◆ **Task goal**
Write out the data again exactly, skipping every picture.

◆ **Information given**
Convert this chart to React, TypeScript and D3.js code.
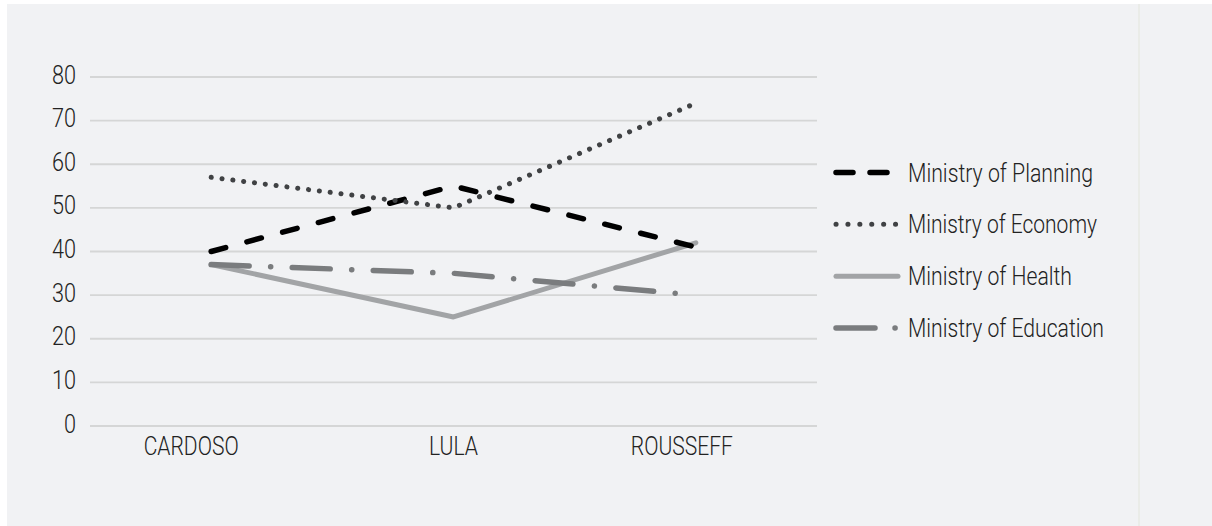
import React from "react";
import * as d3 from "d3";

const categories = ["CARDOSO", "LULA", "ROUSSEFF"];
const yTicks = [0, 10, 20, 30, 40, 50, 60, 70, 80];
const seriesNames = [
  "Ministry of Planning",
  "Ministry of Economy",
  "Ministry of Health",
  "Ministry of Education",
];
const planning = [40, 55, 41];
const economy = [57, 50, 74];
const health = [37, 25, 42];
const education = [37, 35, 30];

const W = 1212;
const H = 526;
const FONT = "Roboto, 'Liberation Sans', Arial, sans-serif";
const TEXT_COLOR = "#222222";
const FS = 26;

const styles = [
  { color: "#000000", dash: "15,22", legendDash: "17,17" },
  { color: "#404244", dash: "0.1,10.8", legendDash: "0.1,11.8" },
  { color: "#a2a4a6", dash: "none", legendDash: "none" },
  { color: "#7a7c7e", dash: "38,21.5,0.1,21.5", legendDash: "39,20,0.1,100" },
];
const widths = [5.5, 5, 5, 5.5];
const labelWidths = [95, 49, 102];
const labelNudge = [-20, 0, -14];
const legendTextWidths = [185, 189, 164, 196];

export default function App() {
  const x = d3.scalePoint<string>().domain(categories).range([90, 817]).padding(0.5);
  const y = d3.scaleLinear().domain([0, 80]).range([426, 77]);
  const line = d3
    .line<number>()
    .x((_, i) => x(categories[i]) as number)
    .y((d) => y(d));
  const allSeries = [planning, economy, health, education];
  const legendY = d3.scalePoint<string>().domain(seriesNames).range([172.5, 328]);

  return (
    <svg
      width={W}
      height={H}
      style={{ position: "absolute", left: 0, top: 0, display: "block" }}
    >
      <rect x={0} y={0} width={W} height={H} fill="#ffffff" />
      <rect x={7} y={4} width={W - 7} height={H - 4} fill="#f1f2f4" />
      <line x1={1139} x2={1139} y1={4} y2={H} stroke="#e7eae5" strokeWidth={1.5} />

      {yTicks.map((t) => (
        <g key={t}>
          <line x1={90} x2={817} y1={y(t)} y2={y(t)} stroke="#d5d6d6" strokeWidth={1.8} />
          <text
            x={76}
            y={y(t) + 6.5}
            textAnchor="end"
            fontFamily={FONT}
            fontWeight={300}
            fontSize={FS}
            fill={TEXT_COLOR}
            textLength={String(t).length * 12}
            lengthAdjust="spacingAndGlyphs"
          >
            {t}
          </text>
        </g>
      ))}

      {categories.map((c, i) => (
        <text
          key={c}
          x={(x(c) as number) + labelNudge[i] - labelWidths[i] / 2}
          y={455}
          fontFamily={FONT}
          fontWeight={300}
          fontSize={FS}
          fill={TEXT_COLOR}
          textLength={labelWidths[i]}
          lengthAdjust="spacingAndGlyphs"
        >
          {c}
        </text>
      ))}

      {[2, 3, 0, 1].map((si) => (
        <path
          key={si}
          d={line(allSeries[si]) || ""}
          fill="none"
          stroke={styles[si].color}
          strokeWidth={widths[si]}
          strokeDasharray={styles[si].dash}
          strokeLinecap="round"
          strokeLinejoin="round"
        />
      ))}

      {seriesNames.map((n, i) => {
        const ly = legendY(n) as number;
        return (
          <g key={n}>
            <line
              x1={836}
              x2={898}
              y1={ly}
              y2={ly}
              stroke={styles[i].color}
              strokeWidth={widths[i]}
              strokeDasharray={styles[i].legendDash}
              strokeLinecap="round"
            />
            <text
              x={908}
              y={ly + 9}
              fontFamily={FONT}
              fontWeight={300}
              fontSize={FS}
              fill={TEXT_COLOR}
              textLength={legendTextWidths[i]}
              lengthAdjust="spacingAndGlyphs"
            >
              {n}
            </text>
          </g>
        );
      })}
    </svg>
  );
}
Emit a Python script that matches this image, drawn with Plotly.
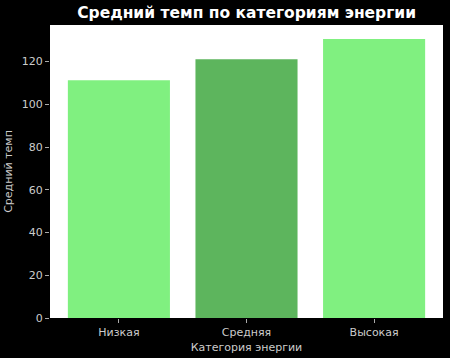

◆ **Complete output**
Convert this chart to React, TypeScript and D3.js code.
import React from "react";
import * as d3 from "d3";

const categories = ["CARDOSO", "LULA", "ROUSSEFF"];
const yTicks = [0, 10, 20, 30, 40, 50, 60, 70, 80];
const seriesNames = [
  "Ministry of Planning",
  "Ministry of Economy",
  "Ministry of Health",
  "Ministry of Education",
];
const planning = [40, 55, 41];
const economy = [57, 50, 74];
const health = [37, 25, 42];
const education = [37, 35, 30];

const W = 1212;
const H = 526;
const FONT = "Roboto, 'Liberation Sans', Arial, sans-serif";
const TEXT_COLOR = "#222222";
const FS = 26;

const styles = [
  { color: "#000000", dash: "15,22", legendDash: "17,17" },
  { color: "#404244", dash: "0.1,10.8", legendDash: "0.1,11.8" },
  { color: "#a2a4a6", dash: "none", legendDash: "none" },
  { color: "#7a7c7e", dash: "38,21.5,0.1,21.5", legendDash: "39,20,0.1,100" },
];
const widths = [5.5, 5, 5, 5.5];
const labelWidths = [95, 49, 102];
const labelNudge = [-20, 0, -14];
const legendTextWidths = [185, 189, 164, 196];

export default function App() {
  const x = d3.scalePoint<string>().domain(categories).range([90, 817]).padding(0.5);
  const y = d3.scaleLinear().domain([0, 80]).range([426, 77]);
  const line = d3
    .line<number>()
    .x((_, i) => x(categories[i]) as number)
    .y((d) => y(d));
  const allSeries = [planning, economy, health, education];
  const legendY = d3.scalePoint<string>().domain(seriesNames).range([172.5, 328]);

  return (
    <svg
      width={W}
      height={H}
      style={{ position: "absolute", left: 0, top: 0, display: "block" }}
    >
      <rect x={0} y={0} width={W} height={H} fill="#ffffff" />
      <rect x={7} y={4} width={W - 7} height={H - 4} fill="#f1f2f4" />
      <line x1={1139} x2={1139} y1={4} y2={H} stroke="#e7eae5" strokeWidth={1.5} />

      {yTicks.map((t) => (
        <g key={t}>
          <line x1={90} x2={817} y1={y(t)} y2={y(t)} stroke="#d5d6d6" strokeWidth={1.8} />
          <text
            x={76}
            y={y(t) + 6.5}
            textAnchor="end"
            fontFamily={FONT}
            fontWeight={300}
            fontSize={FS}
            fill={TEXT_COLOR}
            textLength={String(t).length * 12}
            lengthAdjust="spacingAndGlyphs"
          >
            {t}
          </text>
        </g>
      ))}

      {categories.map((c, i) => (
        <text
          key={c}
          x={(x(c) as number) + labelNudge[i] - labelWidths[i] / 2}
          y={455}
          fontFamily={FONT}
          fontWeight={300}
          fontSize={FS}
          fill={TEXT_COLOR}
          textLength={labelWidths[i]}
          lengthAdjust="spacingAndGlyphs"
        >
          {c}
        </text>
      ))}

      {[2, 3, 0, 1].map((si) => (
        <path
          key={si}
          d={line(allSeries[si]) || ""}
          fill="none"
          stroke={styles[si].color}
          strokeWidth={widths[si]}
          strokeDasharray={styles[si].dash}
          strokeLinecap="round"
          strokeLinejoin="round"
        />
      ))}

      {seriesNames.map((n, i) => {
        const ly = legendY(n) as number;
        return (
          <g key={n}>
            <line
              x1={836}
              x2={898}
              y1={ly}
              y2={ly}
              stroke={styles[i].color}
              strokeWidth={widths[i]}
              strokeDasharray={styles[i].legendDash}
              strokeLinecap="round"
            />
            <text
              x={908}
              y={ly + 9}
              fontFamily={FONT}
              fontWeight={300}
              fontSize={FS}
              fill={TEXT_COLOR}
              textLength={legendTextWidths[i]}
              lengthAdjust="spacingAndGlyphs"
            >
              {n}
            </text>
          </g>
        );
      })}
    </svg>
  );
}
Emit a Python script that matches this image, drawn with Plotly.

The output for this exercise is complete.